Thursday, June 21, 2018

The Home Study (it's not a white-glove test!)

 

In this sporadic and indefinite blog series, I am sharing bits and parts of the adoption process, with three goals: firstto provide updates to people in our lives who are interested. Secondto educate; to share what’s involved and what we’re experiencing and help people understand the adoption process better. And third, to hopefully encourage and provide some guidance to others who may be considering adoption or walking this road a few steps behind us. 

 

For many people, the adoption home study seems intimidating, maybe even terrifying. Expectations cast the image of a stranger coming into your home to inspect your cleaning habits, decorating tastes, and how many millimeters of dust are on your book shelf…. and on top of that, asking probing personal questions about your life!

I don’t think anyone finds that a pleasant idea.

Today, I just want to dispel a few myths and, if you’re dreading your home inspection, hopefully put your mind at ease. I’ve also noticed that many people don’t realize there is more to the home study than the home inspection, assuming the two are synonymous, and I want to share what all the home study entailed for us.

 

Celebrating our official home study approval!

1. The home visit is just one piece of the home study puzzle.

The home inspection is the part most people get hung up on, but there is so much more!
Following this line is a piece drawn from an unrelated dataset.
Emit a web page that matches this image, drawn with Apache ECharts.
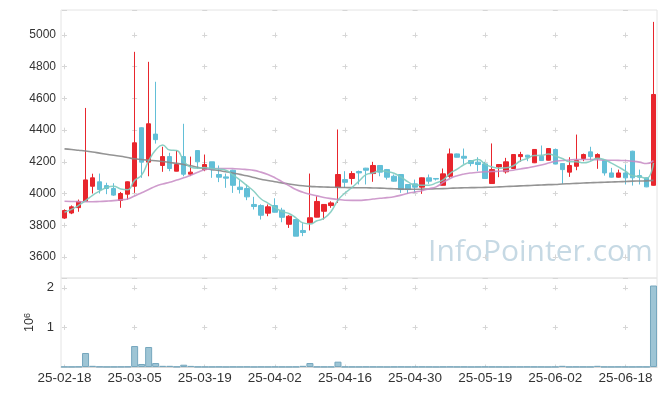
<!DOCTYPE html>
<html><head><meta charset="utf-8">
<script src="https://cdn.jsdelivr.net/npm/echarts@6/dist/echarts.min.js"></script>
<style>html,body{margin:0;padding:0;background:#fff}#c{width:665px;height:396px}</style>
</head><body><div id="c"></div>
<script>
const dates = ['25-02-18','25-02-19','25-02-20','25-02-21','25-02-24','25-02-25','25-02-26','25-02-27','25-02-28','25-03-04',
'25-03-05','25-03-06','25-03-07','25-03-10','25-03-11','25-03-12','25-03-13','25-03-14','25-03-17','25-03-18',
'25-03-19','25-03-20','25-03-21','25-03-24','25-03-25','25-03-26','25-03-27','25-03-28','25-03-31','25-04-01',
'25-04-02','25-04-03','25-04-04','25-04-07','25-04-08','25-04-09','25-04-10','25-04-11','25-04-14','25-04-15',
'25-04-16','25-04-17','25-04-18','25-04-21','25-04-22','25-04-23','25-04-24','25-04-25','25-04-28','25-04-29',
'25-04-30','25-05-02','25-05-07','25-05-08','25-05-09','25-05-12','25-05-13','25-05-14','25-05-15','25-05-16',
'25-05-19','25-05-20','25-05-21','25-05-22','25-05-23','25-05-26','25-05-27','25-05-28','25-05-29','25-05-30',
'25-06-02','25-06-04','25-06-05','25-06-09','25-06-10','25-06-11','25-06-12','25-06-13','25-06-16','25-06-17',
'25-06-18','25-06-19','25-06-20','25-06-23','25-06-24'];

const opens = [3845,3877,3911,3952,4046,4074,4050,4032,3956,3996,
4046,4415,4198,4375,4177,4233,4141,4233,4122,4271,
4151,4200,4120,4105,4147,4040,4032,3931,3924,3876,
3924,3895,3806,3836,3767,3815,3851,3888,3924,4040,
4088,4095,4139,4160,4126,4177,4151,4109,4120,4057,
4061,4040,4099,4095,4052,4109,4250,4235,4208,4198,
4187,4063,4168,4137,4158,4233,4242,4194,4235,4210,
4278,4189,4135,4172,4221,4263,4221,4208,4130,4103,
4130,4267,4113,4099,4052];
const closes = [3893,3916,3950,4086,4099,4025,4032,3990,4000,4074,
4320,4198,4440,4340,4233,4158,4183,4122,4135,4200,
4183,4151,4103,4097,4052,4025,3979,3918,3863,3916,
3882,3850,3857,3731,3754,3847,3950,3931,3941,4120,
4071,4126,4130,4147,4177,4135,4103,4078,4025,4025,
4040,4099,4078,4091,4124,4250,4229,4223,4189,4183,
4095,4151,4183,4200,4246,4246,4229,4278,4208,4284,
4186,4151,4177,4208,4246,4233,4246,4130,4103,4130,
4099,4099,4103,4042,4625];
const lows = [3840,3870,3885,3950,4000,4000,3996,3985,3910,3962,
4004,4099,4109,4315,4137,4141,4140,4109,4110,4156,
4141,4099,4072,4036,4004,4000,3958,3899,3836,3857,
3880,3819,3783,3731,3731,3767,3850,3836,3910,3941,
4036,4057,4057,4057,4074,4109,4088,4075,4004,3998,
4004,3998,4061,4082,4050,4099,4228,4187,4172,4141,
4093,4063,4103,4126,4156,4200,4204,4192,4206,4208,
4185,4061,4105,4147,4204,4208,4156,4113,4101,4101,
4057,4050,4057,4040,4050];
const highs = [3900,3925,3962,4540,4125,4126,4068,4065,4010,4076,
4894,4418,4831,4705,4295,4257,4271,4440,4233,4272,
4246,4200,4177,4126,4150,4084,4057,3979,3932,3931,
3970,3910,3863,3838,3813,4126,3983,3933,3951,4404,
4141,4141,4145,4162,4200,4180,4155,4120,4122,4060,
4088,4101,4120,4097,4158,4284,4252,4284,4210,4229,
4200,4316,4185,4225,4248,4263,4244,4280,4303,4286,
4284,4190,4229,4372,4252,4295,4254,4210,4162,4151,
4183,4270,4151,4101,5083];

const ma5 = [3882,3900,3925,3955,3989,4015,4038,4046,4029,4024,
4083,4116,4206,4274,4306,4274,4271,4207,4166,4160,
4165,4158,4154,4147,4117,4086,4051,4014,3967,3940,
3912,3886,3874,3847,3815,3808,3828,3843,3885,3958,
4003,4038,4078,4119,4130,4143,4138,4128,4104,4073,
4054,4053,4053,4067,4086,4128,4154,4183,4203,4215,
4184,4168,4160,4162,4175,4205,4221,4240,4241,4249,
4237,4221,4201,4201,4194,4203,4222,4213,4192,4168,
4142,4112,4107,4095,4194];
const ma20 = [3951,3950,3949,3948,3948,3950,3952,3955,3960,3966,
3985,4005,4025,4046,4060,4071,4085,4099,4115,4135,
4150,4156,4158,4158,4157,4155,4151,4146,4135,4120,
4100,4075,4050,4025,4008,3995,3985,3975,3968,3963,
3958,3957,3957,3960,3965,3970,3974,3980,3990,4002,
4010,4018,4030,4042,4070,4095,4112,4123,4130,4134,
4137,4139,4141,4143,4147,4155,4162,4170,4180,4192,
4204,4208,4212,4214,4215,4215,4213,4211,4210,4209,
4208,4204,4198,4189,4208];
const ma60 = [4282,4278,4273,4268,4262,4255,4248,4241,4235,4227,
4219,4215,4210,4207,4202,4196,4190,4183,4175,4165,
4158,4151,4145,4137,4130,4121,4112,4101,4090,4082,
4074,4067,4060,4054,4049,4045,4043,4041,4040,4039,
4038,4037,4036,4036,4035,4034,4032,4030,4028,4027,
4027,4028,4029,4030,4031,4033,4035,4036,4037,4038,
4039,4040,4042,4044,4046,4048,4050,4052,4054,4056,
4057,4060,4062,4064,4066,4068,4070,4071,4073,4074,
4076,4078,4079,4080,4083];

const volumes = [6000,5000,8000,354000,30000,9000,4000,5000,7000,9000,
530000,76000,506000,100000,30000,30000,8000,58000,28000,6000,
5000,4000,6000,3000,5000,4000,6000,3000,5000,4000,
6000,5000,4000,6000,30000,100000,7000,5000,6000,135000,
6000,5000,4000,6000,5000,4000,3000,5000,6000,4000,
5000,6000,4000,3000,5000,7000,4000,5000,3000,4000,
6000,5000,4000,3000,5000,4000,6000,5000,4000,3000,
5000,30000,4000,6000,5000,4000,30000,5000,4000,6000,
5000,4000,6000,5000,2060000];

const yMin = 3467, yMax = 5158, yStep = 200;
const volMax = 2250000, volStep = 1000000;
const G = {left: 61, width: 596, top: 10, mainH: 268, volH: 89};
const band = G.width / dates.length, labStep = band * 10;
const crossColor = '#d6d6d6';
const hSplit = {type: [5, labStep - 5], dashOffset: labStep - (band / 2 - 2.5), color: crossColor, width: 1};
const mainTickPx = G.mainH * yStep / (yMax - yMin);
const mainFirst = (yMax - 5000) / (yMax - yMin) * G.mainH;
const vSplitMain = {type: [5, mainTickPx - 5], dashOffset: mainTickPx - (mainFirst - 2.5), color: crossColor, width: 1};
const volTickPx = G.volH * volStep / volMax;
const volFirst = (volMax - 2 * volStep) / volMax * G.volH;
const vSplitVol = {type: [5, volTickPx - 5], dashOffset: volTickPx - (volFirst - 2.5), color: crossColor, width: 1};

const candle = dates.map((d, i) => [opens[i], closes[i], lows[i], highs[i]]);
const FONT = 'Liberation Sans';

const chart = echarts.init(document.getElementById('c'), null, {renderer: 'canvas'});
chart.setOption({
  animation: false,
  textStyle: {fontFamily: FONT},
  grid: [
    {left: G.left, top: G.top, width: G.width, height: G.mainH, show: true, borderColor: '#e4e4e4', borderWidth: 1},
    {left: G.left, top: G.top + G.mainH, width: G.width, height: G.volH, show: true, borderColor: '#e4e4e4', borderWidth: 1}
  ],
  xAxis: [
    {type: 'category', gridIndex: 0, data: dates, boundaryGap: true,
     axisLine: {show: false}, axisTick: {show: false}, axisLabel: {show: false},
     splitLine: {show: true, interval: 9, alignWithLabel: true, lineStyle: vSplitMain}},
    {type: 'category', gridIndex: 1, data: dates, boundaryGap: true,
     axisLine: {show: true, lineStyle: {color: '#d8d8d8'}}, axisTick: {show: false},
     axisLabel: {interval: 9, color: '#333', fontSize: 13.5, margin: 4, fontFamily: FONT},
     splitLine: {show: true, interval: 9, alignWithLabel: true, lineStyle: vSplitVol}}
  ],
  yAxis: [
    {type: 'value', gridIndex: 0, min: yMin, max: yMax, splitNumber: 8, scale: true,
     axisLine: {show: false}, axisTick: {show: false},
     axisLabel: {color: '#333', fontSize: 12, margin: 5, fontFamily: FONT,
       formatter: v => (Math.abs(v % yStep) < 1e-6 ? String(v) : '')},
     splitLine: {show: true, lineStyle: hSplit}},
    {type: 'value', gridIndex: 1, min: 0, max: volMax, interval: volStep,
     axisLine: {show: false}, axisTick: {show: false},
     axisLabel: {color: '#333', fontSize: 13, margin: 7, fontFamily: FONT, showMinLabel: false,
       formatter: v => (v > 0 && v % volStep === 0 ? String(v / volStep) : '')},
     splitLine: {show: true, lineStyle: hSplit},
     name: '{b|10}{s|6}', nameLocation: 'middle', nameRotate: 90, nameGap: 21,
     nameTextStyle: {rich: {b: {fontSize: 12.5, color: '#333', fontFamily: FONT}, s: {fontSize: 9, color: '#333', verticalAlign: 'top', fontFamily: FONT}}}}
  ],
  graphic: [{type: 'text', left: 428, top: 237, z: 0, silent: true,
    style: {text: 'InfoPointer.com', font: '30px "Open Sans"', fill: '#c6d9e4'}}],
  series: [
    {type: 'candlestick', xAxisIndex: 0, yAxisIndex: 0, data: candle, barWidth: 5,
     itemStyle: {color: '#e8262d', color0: '#62bfd7', borderColor: '#e8262d', borderColor0: '#62bfd7', borderWidth: 1}},
    {type: 'line', name: 'MA60', xAxisIndex: 0, yAxisIndex: 0, data: ma60, smooth: true, showSymbol: false,
     lineStyle: {color: '#888', width: 1.6, opacity: 0.9}},
    {type: 'line', name: 'MA20', xAxisIndex: 0, yAxisIndex: 0, data: ma20, smooth: true, showSymbol: false,
     lineStyle: {color: '#c78bc4', width: 1.6, opacity: 0.85}},
    {type: 'line', name: 'MA5', xAxisIndex: 0, yAxisIndex: 0, data: ma5, smooth: true, showSymbol: false,
     lineStyle: {color: '#80cbbf', width: 1.5, opacity: 0.9}},
    {type: 'bar', xAxisIndex: 1, yAxisIndex: 1, data: volumes, barWidth: '100%',
     itemStyle: {color: '#9ec5d5', borderColor: '#76a7be', borderWidth: 1}}
  ]
});
</script></body></html>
The purpose of a home study is to get a FULL picture of who you are as a person/couple/family, in order to determine if you’re ready to adopt and what type of child will best fit into your family.
Here’s the including-but-not-limited-to list of what we had to complete for our home study:

-Health history forms
-Physicals and bill of health from doctor
-Financial Statement (including figuring our net worth as a couple)
-Autobiography questionnaires
-Five personal references
-Letter of employment
-Background checks and fingerprinting
-Child abuse clearances
-oh yeah, and the home visit!

2. The visit is not a white glove test.

The social worker doesn’t want or expect your home to be spotless and gorgeous. She wants to see who you are and what your home is like! There are no cookie-cutter families. The advice we were given was to clean up the house as though someone was coming over for dinner (but also going to peek in all your bedrooms!). So, you know – put away the laundry, run a vacuum over the carpet, clean the toilet. Basic stuff. The social worker will want to see all the rooms of your home to get a feel of the layout and any potential safety concerns, but she is not there to judge your housekeeping habits.

If you already have children, they will likely expect your house to be child/baby-proof (outlet covers, chemicals locked away, etc). Since we don’t have kids yet, our social worker only wanted to know that we understood baby-proofing and that we had plans to take care of it by the time she comes for a post-placement visit.

3. Yes, there will be probing personal questions.

Yes, it’s uncomfortable. But it’s part of the process. Through both the autobiography questionnaires and the in-home interviews with the social worker, we were asked our childhoods, our families, how we were raised and disciplined, our marriage (including what first drew us to each other, how we communicate, and what kind of things we have conflict over), any previous relationships prior to each other, our physical health, our spiritual views and values, our thoughts on adoption…. the list goes on.

Some people are offended by having their personal lives so deeply investigated in this process. Is it all necessary? Probably not. No one gets so thoroughly interviewed before giving birth to a child, right?! But as it stands, this is a necessary part of the adoption process. So we roll with it.

Besides, it’s kind of interesting to read your own life history written through someone else’s perspective!

4. Be yourself, because nothing is new under the sun.

One of the things that surprised me most about our in-home interview was how many times I heard the social worker say, “Oh yes, a family I visited last week told me the same thing” or “I worked with another family who also [fill in the blank].” It put me at ease, really, knowing that as a home study writer, she has practically seen it all. Nothing we said took her off-guard, even quirky things about our life that we thought would be weird or embarrassing.

Just remember there’s nothing new under the sun, and if your social worker has been doing this for long, she’s probably seen it all, too. So be yourself, be real, and don’t try to sugarcoat your life. They want to know who you really are, and their goal is to help you grow your family through adoption.

 

The home study – and the home visit – is a big, time-consuming part of the adoption process. But it’s not as scary as it might seem. My biggest advice? 1) Be real. 2) Don’t stress out. 3) Be prepared for a lot of forms and give yourself plenty of time, because paperwork will be your full time job for a few weeks!